━━━ Dataset content ━━━
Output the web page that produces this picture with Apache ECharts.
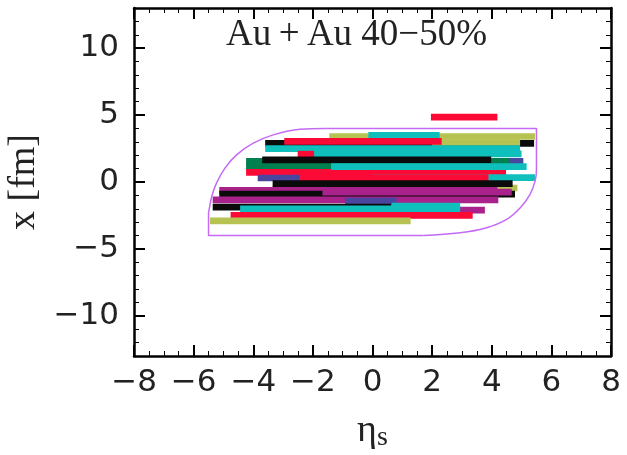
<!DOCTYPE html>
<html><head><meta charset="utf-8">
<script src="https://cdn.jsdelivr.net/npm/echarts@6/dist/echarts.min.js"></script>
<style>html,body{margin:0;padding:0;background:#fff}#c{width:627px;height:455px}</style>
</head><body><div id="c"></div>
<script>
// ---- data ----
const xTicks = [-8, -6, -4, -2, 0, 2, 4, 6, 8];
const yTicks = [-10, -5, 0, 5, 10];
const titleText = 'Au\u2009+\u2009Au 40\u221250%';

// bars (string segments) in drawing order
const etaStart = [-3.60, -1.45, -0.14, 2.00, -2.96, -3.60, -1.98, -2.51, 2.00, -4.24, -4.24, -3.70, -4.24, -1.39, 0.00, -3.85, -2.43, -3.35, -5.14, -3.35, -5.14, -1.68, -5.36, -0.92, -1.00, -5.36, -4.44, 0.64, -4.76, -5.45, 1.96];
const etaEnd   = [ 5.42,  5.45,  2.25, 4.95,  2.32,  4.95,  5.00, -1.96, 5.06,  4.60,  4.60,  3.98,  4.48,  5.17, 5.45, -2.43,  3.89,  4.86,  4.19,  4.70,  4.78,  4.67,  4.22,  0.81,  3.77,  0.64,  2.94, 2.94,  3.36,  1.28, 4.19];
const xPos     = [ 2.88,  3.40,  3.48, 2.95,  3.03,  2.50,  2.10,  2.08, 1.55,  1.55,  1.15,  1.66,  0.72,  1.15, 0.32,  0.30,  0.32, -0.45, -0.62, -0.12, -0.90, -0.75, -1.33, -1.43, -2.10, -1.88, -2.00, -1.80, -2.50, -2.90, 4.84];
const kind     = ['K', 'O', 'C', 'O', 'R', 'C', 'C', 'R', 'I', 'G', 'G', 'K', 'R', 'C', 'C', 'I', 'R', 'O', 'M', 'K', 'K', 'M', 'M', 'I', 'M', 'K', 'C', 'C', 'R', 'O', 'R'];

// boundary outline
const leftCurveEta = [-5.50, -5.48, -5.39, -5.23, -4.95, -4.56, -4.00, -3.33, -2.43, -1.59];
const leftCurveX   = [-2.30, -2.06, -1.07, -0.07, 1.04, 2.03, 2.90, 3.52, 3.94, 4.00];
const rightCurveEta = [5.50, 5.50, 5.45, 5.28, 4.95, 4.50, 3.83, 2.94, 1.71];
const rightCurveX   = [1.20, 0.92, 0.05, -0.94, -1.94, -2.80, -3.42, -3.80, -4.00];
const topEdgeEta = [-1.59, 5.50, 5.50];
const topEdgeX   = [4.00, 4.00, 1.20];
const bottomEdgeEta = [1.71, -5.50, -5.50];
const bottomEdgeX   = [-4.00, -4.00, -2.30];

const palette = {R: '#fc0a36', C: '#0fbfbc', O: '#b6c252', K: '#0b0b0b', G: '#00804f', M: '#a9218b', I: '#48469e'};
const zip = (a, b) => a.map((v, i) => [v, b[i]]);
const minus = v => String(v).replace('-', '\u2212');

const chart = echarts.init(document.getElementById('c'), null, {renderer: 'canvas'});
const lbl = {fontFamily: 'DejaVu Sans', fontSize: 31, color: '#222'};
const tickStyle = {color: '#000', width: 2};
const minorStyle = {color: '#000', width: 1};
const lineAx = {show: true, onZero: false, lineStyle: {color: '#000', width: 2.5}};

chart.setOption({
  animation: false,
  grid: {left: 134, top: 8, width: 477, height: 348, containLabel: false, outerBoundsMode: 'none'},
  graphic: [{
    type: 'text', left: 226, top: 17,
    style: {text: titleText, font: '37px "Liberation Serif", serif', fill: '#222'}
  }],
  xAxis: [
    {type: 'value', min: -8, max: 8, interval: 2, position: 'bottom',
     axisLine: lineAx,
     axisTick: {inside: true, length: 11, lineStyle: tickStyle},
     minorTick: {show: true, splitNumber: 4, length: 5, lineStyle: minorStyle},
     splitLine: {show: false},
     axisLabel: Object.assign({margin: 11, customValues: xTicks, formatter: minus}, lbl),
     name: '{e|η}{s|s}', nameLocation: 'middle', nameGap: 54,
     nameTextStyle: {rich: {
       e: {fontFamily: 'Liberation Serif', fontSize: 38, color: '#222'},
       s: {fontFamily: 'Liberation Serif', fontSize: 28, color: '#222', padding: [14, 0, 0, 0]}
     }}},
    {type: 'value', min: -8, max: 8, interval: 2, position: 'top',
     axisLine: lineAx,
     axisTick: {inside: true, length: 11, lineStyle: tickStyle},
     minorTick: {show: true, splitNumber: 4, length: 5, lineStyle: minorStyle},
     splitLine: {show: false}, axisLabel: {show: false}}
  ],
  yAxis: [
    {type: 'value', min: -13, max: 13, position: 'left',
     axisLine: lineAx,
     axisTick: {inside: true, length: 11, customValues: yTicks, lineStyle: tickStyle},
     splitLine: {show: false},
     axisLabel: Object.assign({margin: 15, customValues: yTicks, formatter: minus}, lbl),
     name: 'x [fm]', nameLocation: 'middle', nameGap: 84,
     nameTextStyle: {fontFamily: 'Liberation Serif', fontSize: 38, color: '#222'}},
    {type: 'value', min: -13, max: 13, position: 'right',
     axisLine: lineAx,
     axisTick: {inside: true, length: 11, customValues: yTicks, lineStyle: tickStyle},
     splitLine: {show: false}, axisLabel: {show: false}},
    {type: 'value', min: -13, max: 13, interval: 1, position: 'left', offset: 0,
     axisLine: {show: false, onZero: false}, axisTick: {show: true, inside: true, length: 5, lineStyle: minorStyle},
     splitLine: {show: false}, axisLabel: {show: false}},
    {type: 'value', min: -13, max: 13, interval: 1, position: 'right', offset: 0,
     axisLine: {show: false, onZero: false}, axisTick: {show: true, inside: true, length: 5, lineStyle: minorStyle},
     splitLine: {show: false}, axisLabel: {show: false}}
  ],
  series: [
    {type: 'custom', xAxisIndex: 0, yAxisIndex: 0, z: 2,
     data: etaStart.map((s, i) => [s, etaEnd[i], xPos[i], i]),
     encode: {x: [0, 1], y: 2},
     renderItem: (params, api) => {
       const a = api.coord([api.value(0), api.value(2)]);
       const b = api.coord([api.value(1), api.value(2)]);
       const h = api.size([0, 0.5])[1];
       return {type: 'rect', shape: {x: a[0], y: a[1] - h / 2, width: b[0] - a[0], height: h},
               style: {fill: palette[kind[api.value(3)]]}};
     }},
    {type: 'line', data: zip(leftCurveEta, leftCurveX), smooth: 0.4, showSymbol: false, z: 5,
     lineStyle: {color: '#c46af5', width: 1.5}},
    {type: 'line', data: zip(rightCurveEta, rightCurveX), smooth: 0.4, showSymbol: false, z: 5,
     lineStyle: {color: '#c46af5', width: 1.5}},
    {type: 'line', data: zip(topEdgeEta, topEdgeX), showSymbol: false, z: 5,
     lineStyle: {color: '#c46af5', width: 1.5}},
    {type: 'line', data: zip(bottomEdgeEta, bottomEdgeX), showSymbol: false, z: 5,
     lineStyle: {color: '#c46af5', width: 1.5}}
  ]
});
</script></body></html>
━━━
> _Required task_
Starting at the top of the listing above, please restate word for word each line up to and including the one that holds "const titleText = 'Au\u2009+\u2009Au", omitting every image.

> _Finished task_
Output the web page that produces this picture with Apache ECharts.
<!DOCTYPE html>
<html><head><meta charset="utf-8">
<script src="https://cdn.jsdelivr.net/npm/echarts@6/dist/echarts.min.js"></script>
<style>html,body{margin:0;padding:0;background:#fff}#c{width:627px;height:455px}</style>
</head><body><div id="c"></div>
<script>
// ---- data ----
const xTicks = [-8, -6, -4, -2, 0, 2, 4, 6, 8];
const yTicks = [-10, -5, 0, 5, 10];
const titleText = 'Au\u2009+\u2009Au 40\u221250%';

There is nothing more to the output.